Personal information
- Full name: Sajana Rana
- Date of birth: 13 June 1987 (age 38)
- Place of birth: Waling, Syangja, Nepal
- Height: 5 ft 3 in (1.60 m)
- Position(s): Midfielder

Senior career*
- Years: Team / Apps / (Gls)
- –2015: APF Club
- 2015: New Radiant (futsal)

International career
- Nepal U-23
- 2010–: Nepal / 8 / (8)

= Sajana Rana =

Nepalese women's footballer (born 1987)

Sajana Rana (born 13 June 1987) is a Nepalese women's international footballer.

==Club career==
In 2013 Rana won the most valuable player award at the 15th edition of the women's Ncell Cup. As a prize she was gifted one Yamaha scooter. In 2015 it was announced that Rana would be moving to Maldives to play futsal for New Radiant. In doing so Rana becomes the first ever Nepali women's player abroad. In the second game for her new club, Rana scored twice to book her team's place in the regional tournaments quarter final.

==International career==
Rana made her debut for Nepal in the 2010 SAFF Women's Championship. In a friendly match against Kuwait Rana scored in the very first minute in what ended up being a historic 8–0 victory for Nepal. Rana came into the 2012 SAFF Women's Championship caring a significant knee injury sustained in 14th edition of the women's Ncell Cup, yet she still managed to score three goals during the tournament, in an 8–0 win over Pakistan and scored twice in a 7–1 win over Afghanistan.

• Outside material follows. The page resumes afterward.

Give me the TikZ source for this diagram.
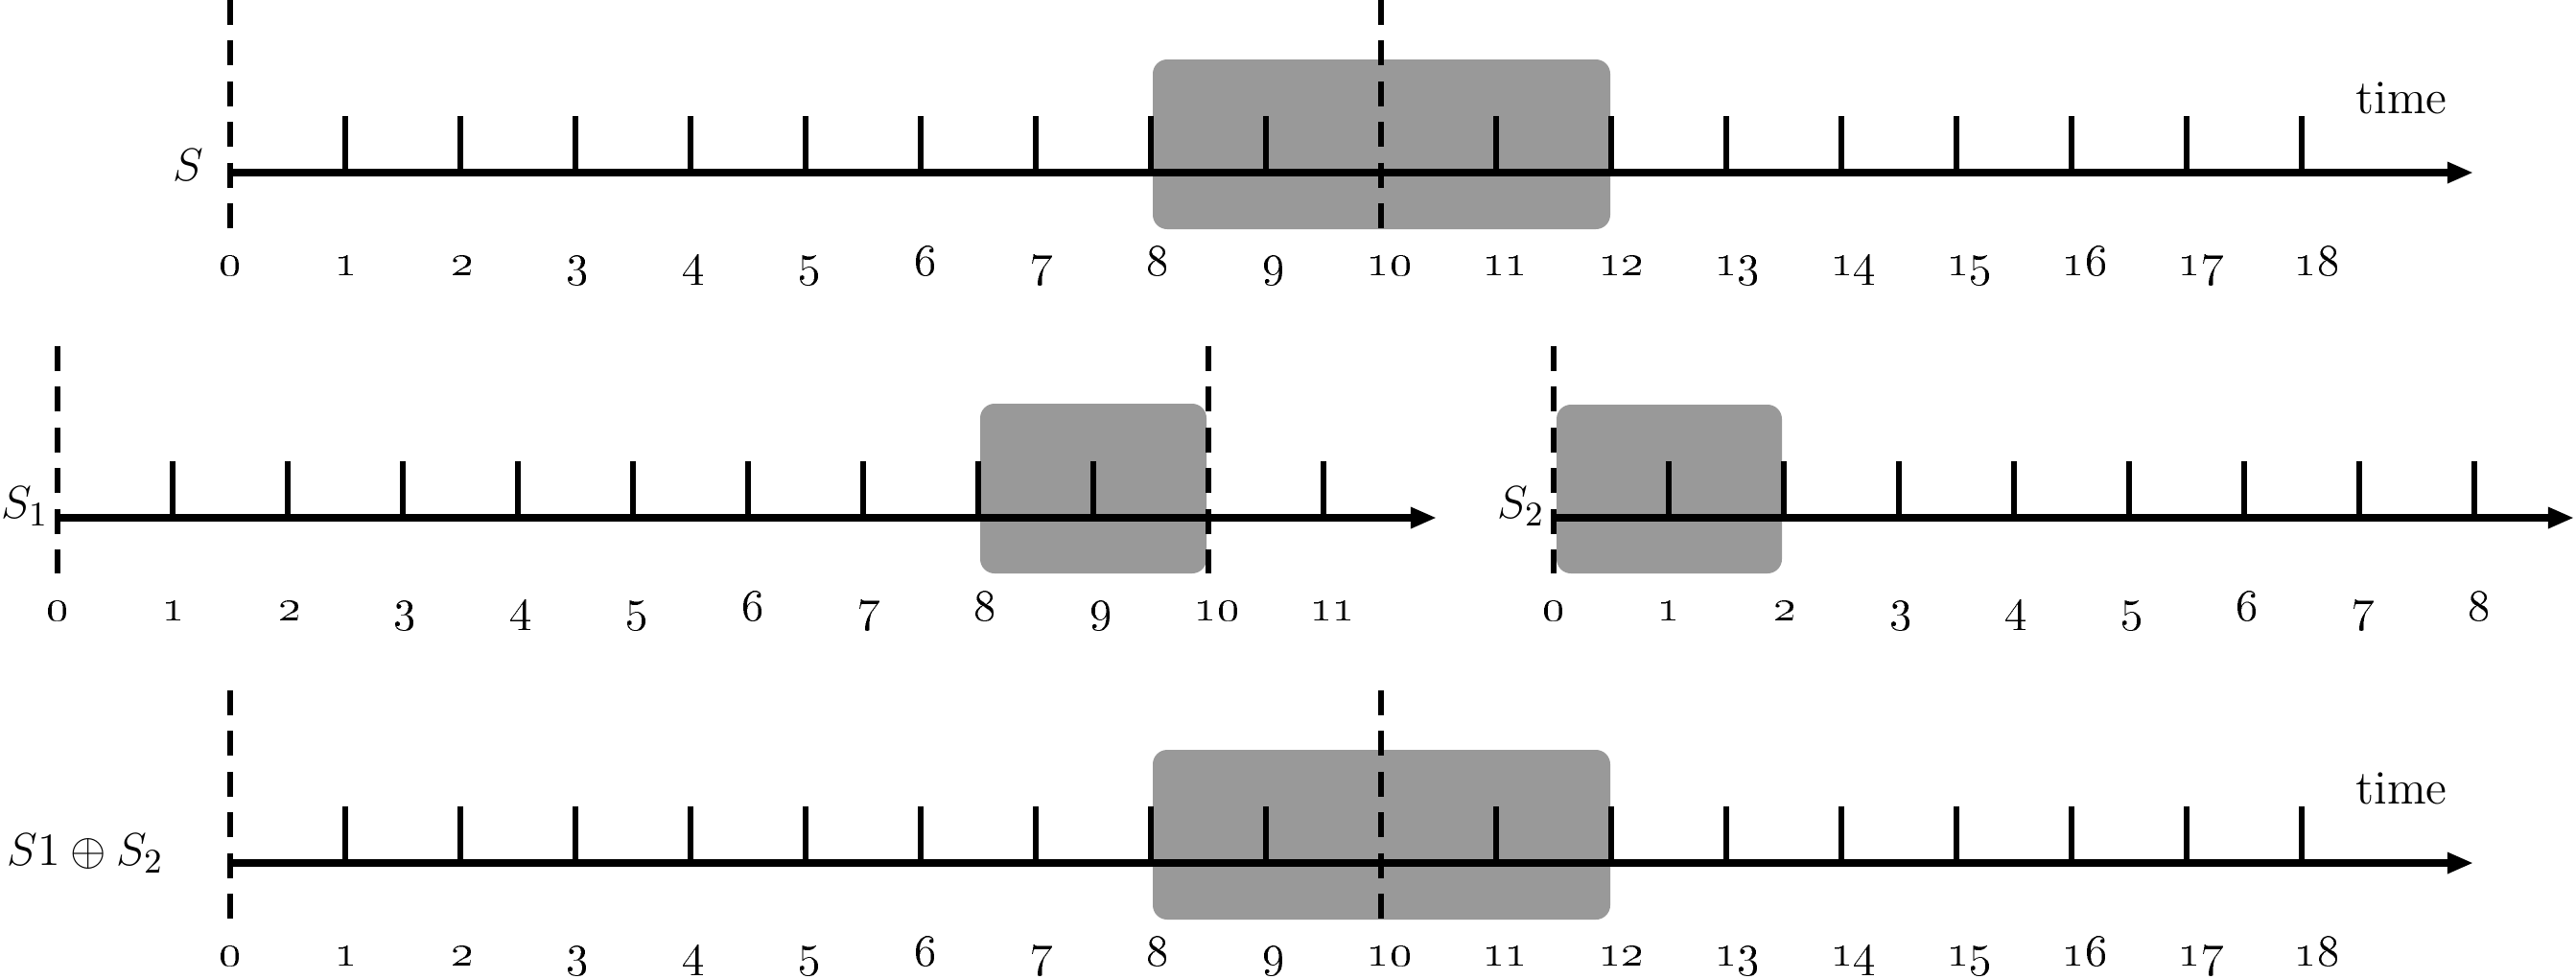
\documentclass[tikz,border=0pt]{standalone}
\usetikzlibrary{arrows.meta}
\definecolor{boxgray}{RGB}{153,153,153}
\begin{document}
\begin{tikzpicture}[x=0.25pt,y=-0.25pt,
  axisline/.style={line width=1.8pt,-{Triangle[length=6.8pt,width=5.2pt]}},
  tickline/.style={line width=1.4pt},
  zeroline/.style={line width=1.7pt,dash pattern=on 6.5pt off 4.1pt},
  shade/.style={fill=boxgray,rounded corners=3.75pt},
  num/.style={anchor=base,inner sep=0pt,font=\fontsize{12.5}{15}\selectfont},
  rowlabel/.style={inner sep=0pt,font=\fontsize{12.5}{15}\selectfont},
  timelabel/.style={anchor=base,inner sep=0pt,font=\fontsize{12.5}{15}\selectfont}]
\useasboundingbox (0,0) rectangle (2686,1020);

% ---------- Row 1: S ----------
\fill[shade] (1202,62) rectangle (1679,239);
\coordinate (r1s) at (240,180);
\coordinate (r1e) at (2579,180);
\draw[axisline] (r1s) -- (r1e);
\foreach \i in {1,...,9,11,12,13,14,15,16,17,18}
  \draw[tickline] (240+120*\i,180) -- ++(0,-59);
\coordinate (r1d0t) at (240,0);   \coordinate (r1d0b) at (240,238);
\coordinate (r1d1t) at (1440,0);  \coordinate (r1d1b) at (1440,238);
\draw[zeroline] (r1d0t) -- (r1d0b);
\draw[zeroline] (r1d1t) -- (r1d1b);
\foreach \i in {0,...,18}
  \node[num] (ra\i) at (240+120.9*\i,287) {\oldstylenums{\i}};
\node[rowlabel] (S) at (196,172) {$S$};
\node[timelabel] (time1) at (2504,118) {time};

% ---------- Row 2 left: S_1 ----------
\fill[shade] (1022,421) rectangle (1258,598);
\coordinate (r2s) at (60,540);
\coordinate (r2e) at (1498,540);
\draw[axisline] (r2s) -- (r2e);
\foreach \i in {1,...,9,11}
  \draw[tickline] (60+120*\i,540) -- ++(0,-59);
\coordinate (r2d0t) at (60,361);   \coordinate (r2d0b) at (60,598);
\coordinate (r2d1t) at (1260,361); \coordinate (r2d1b) at (1260,598);
\draw[zeroline] (r2d0t) -- (r2d0b);
\draw[zeroline] (r2d1t) -- (r2d1b);
\foreach \i in {0,...,11}
  \node[num] (rb\i) at (60+120.9*\i,647) {\oldstylenums{\i}};
\node[rowlabel] (S1) at (26,528) {$S_1$};

% ---------- Row 2 right: S_2 ----------
\fill[shade] (1623,422) rectangle (1858,598);
\coordinate (r3s) at (1620,540);
\coordinate (r3e) at (2684,540);
\draw[axisline] (r3s) -- (r3e);
\foreach \i in {1,...,8}
  \draw[tickline] (1620+120*\i,540) -- ++(0,-59);
\coordinate (r3d0t) at (1620,361); \coordinate (r3d0b) at (1620,598);
\draw[zeroline] (r3d0t) -- (r3d0b);
\foreach \i in {0,...,8}
  \node[num] (rc\i) at (1620+120.6*\i,647) {\oldstylenums{\i}};
\node[rowlabel] (S2) at (1586,528) {$S_2$};

% ---------- Row 3: S1 + S2 ----------
\fill[shade] (1202,782) rectangle (1679,959);
\coordinate (r4s) at (240,900);
\coordinate (r4e) at (2579,900);
\draw[axisline] (r4s) -- (r4e);
\foreach \i in {1,...,9,11,12,13,14,15,16,17,18}
  \draw[tickline] (240+120*\i,900) -- ++(0,-59);
\coordinate (r4d0t) at (240,720);   \coordinate (r4d0b) at (240,958);
\coordinate (r4d1t) at (1440,720);  \coordinate (r4d1b) at (1440,958);
\draw[zeroline] (r4d0t) -- (r4d0b);
\draw[zeroline] (r4d1t) -- (r4d1b);
\foreach \i in {0,...,18}
  \node[num] (rd\i) at (240+120.9*\i,1007) {\oldstylenums{\i}};
\node[rowlabel] (S12) at (89,890) {$S1 \oplus S_2$};
\node[timelabel] (time2) at (2504,838) {time};
\end{tikzpicture}
\end{document}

Coming into the 2014 SAFF Women's Championship, Nepal was missing Jamuna Gurung and it was Rana's job to support star striker Anu Lama. Rana herself scored two goals in another 8–0 victory over Bhutan, as well as the second goal in the form of a penalty kick in a 2–0 win over Pakistan. In the semi-finals against Bangladesh Rana scored yet another spot-kick in the last group match. The tournament would end bitterly for Nepal as they once again lost to India in the final by a 6-0 scoreline.